A Four-Phase Assessment Process
To address financial inclusion challenges, the framework suggests a four-phase assessment process. Projects are advised to identify a solution, target population, and relevant jurisdiction in the first phase. In the second phase, barriers preventing the target population from accessing financial services should be identified. The third phase involves pinpointing the major obstacles to user onboarding using level charts and guidance. Finally, in the fourth phase, solutions that prioritize key parameters should be implemented to maximize the use of funds.
Proven Solutions
Using this framework, Stellar and PwC identified two blockchain solutions that have successfully enhanced financial inclusion.
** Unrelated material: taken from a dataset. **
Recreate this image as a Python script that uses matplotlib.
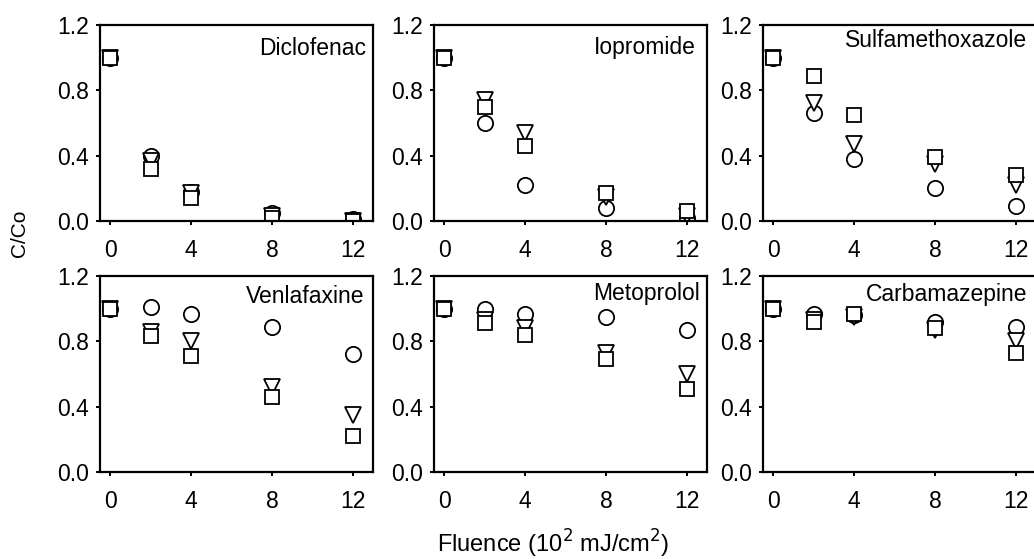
import matplotlib
matplotlib.use("Agg")
import matplotlib.pyplot as plt

plt.rcParams['font.family'] = ['Liberation Sans', 'DejaVu Sans']

# Fluence (10^2 mJ/cm2)
fluence = [0, 2, 4, 8, 12]
compounds = ['Diclofenac', 'Iopromide', 'Sulfamethoxazole',
             'Venlafaxine', 'Metoprolol', 'Carbamazepine']

# C/Co for the three series (circle, triangle, square)
circles = {
    'Diclofenac':       [1.00, 0.40, 0.18, 0.05, 0.01],
    'Iopromide':        [1.00, 0.60, 0.22, 0.08, 0.02],
    'Sulfamethoxazole': [1.00, 0.66, 0.38, 0.20, 0.09],
    'Venlafaxine':      [1.00, 1.01, 0.97, 0.89, 0.72],
    'Metoprolol':       [1.00, 1.00, 0.97, 0.95, 0.87],
    'Carbamazepine':    [1.00, 0.97, 0.96, 0.92, 0.89],
}
triangles = {
    'Diclofenac':       [1.00, 0.37, 0.17, 0.03, 0.00],
    'Iopromide':        [1.00, 0.74, 0.54, 0.15, 0.03],
    'Sulfamethoxazole': [1.00, 0.72, 0.47, 0.35, 0.22],
    'Venlafaxine':      [1.00, 0.86, 0.80, 0.52, 0.35],
    'Metoprolol':       [1.00, 0.93, 0.88, 0.73, 0.60],
    'Carbamazepine':    [1.00, 0.93, 0.95, 0.87, 0.80],
}
squares = {
    'Diclofenac':       [1.00, 0.32, 0.14, 0.02, 0.00],
    'Iopromide':        [1.00, 0.70, 0.46, 0.17, 0.06],
    'Sulfamethoxazole': [1.00, 0.89, 0.65, 0.39, 0.28],
    'Venlafaxine':      [1.00, 0.83, 0.71, 0.46, 0.22],
    'Metoprolol':       [1.00, 0.91, 0.84, 0.69, 0.51],
    'Carbamazepine':    [1.00, 0.92, 0.97, 0.88, 0.73],
}

W, H = 1034, 559
fig = plt.figure(figsize=(W / 100, H / 100), dpi=100)

col_left = [100, 434, 763]
row_top = [25, 276]
aw, ah = 273, 196

# panel name placement: (px from right spine, px from top spine to baseline)
name_pos = {
    'Diclofenac': (7, 30), 'Iopromide': (11, 29), 'Sulfamethoxazole': (9, 22),
    'Venlafaxine': (9, 27), 'Metoprolol': (7, 24), 'Carbamazepine': (9, 25),
}

style = dict(linestyle='none', markerfacecolor='white',
             markeredgecolor='black', markeredgewidth=1.3)
px = 0.72  # points per pixel at 100 dpi

for i, name in enumerate(compounds):
    r, c = divmod(i, 3)
    l = col_left[c]
    t = row_top[r]
    ax = fig.add_axes([l / W, 1 - (t + ah) / H, aw / W, ah / H])
    ax.plot(fluence, circles[name], marker='o', markersize=11, **style)
    ax.plot(fluence, triangles[name], marker='v', markersize=12, **style)
    ax.plot(fluence, squares[name], marker='s', markersize=10, **style)
    ax.set_xlim(-0.5, 13)
    ax.set_ylim(0, 1.2)
    ax.set_xticks([0, 4, 8, 12])
    ax.set_yticks([0.0, 0.4, 0.8, 1.2])
    ax.set_yticklabels(['0.0', '0.4', '0.8', '1.2'])
    for sp in ax.spines.values():
        sp.set_linewidth(1.6)
    ax.tick_params(direction='out', length=3, width=1.4, labelsize=16.5)
    ax.tick_params(axis='y', pad=5)
    ax.tick_params(axis='x', pad=10)
    dx, dy = name_pos[name]
    ax.annotate(name, xy=(1, 1), xycoords='axes fraction',
                xytext=(-dx * px, -dy * px), textcoords='offset points',
                ha='right', va='baseline', fontsize=16.5)

fig.text(19 / W, 1 - 233 / H, 'C/Co', rotation=90, ha='center', va='center',
         fontsize=15)
fig.text(553 / W, 1 - 553 / H, 'Fluence (10$^{2}$ mJ/cm$^{2}$)',
         ha='center', va='baseline', fontsize=17)

fig.savefig('out.png', dpi=100)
The first is blockchain-based payments, which reduced fees to 1% or less compared to traditional financial apps charging an average of 2.7-3.5%. This increase in affordability has made electronic payments accessible to an otherwise underserved population. The second solution is a stablecoin application in Argentina that offers an inflation-resistant digital asset, allowing users to preserve their wealth.
Stellar's Efforts
Stellar has been at the forefront of promoting payment inclusion in underserved financial markets. The organization has collaborated with charity organizations to distribute funds to Ukrainian refugees and recently partnered with Moneygram to develop a non-custodial crypto wallet usable in over 180 countries. Despite these efforts, critics argue that cryptocurrency poses financial risks in emerging markets.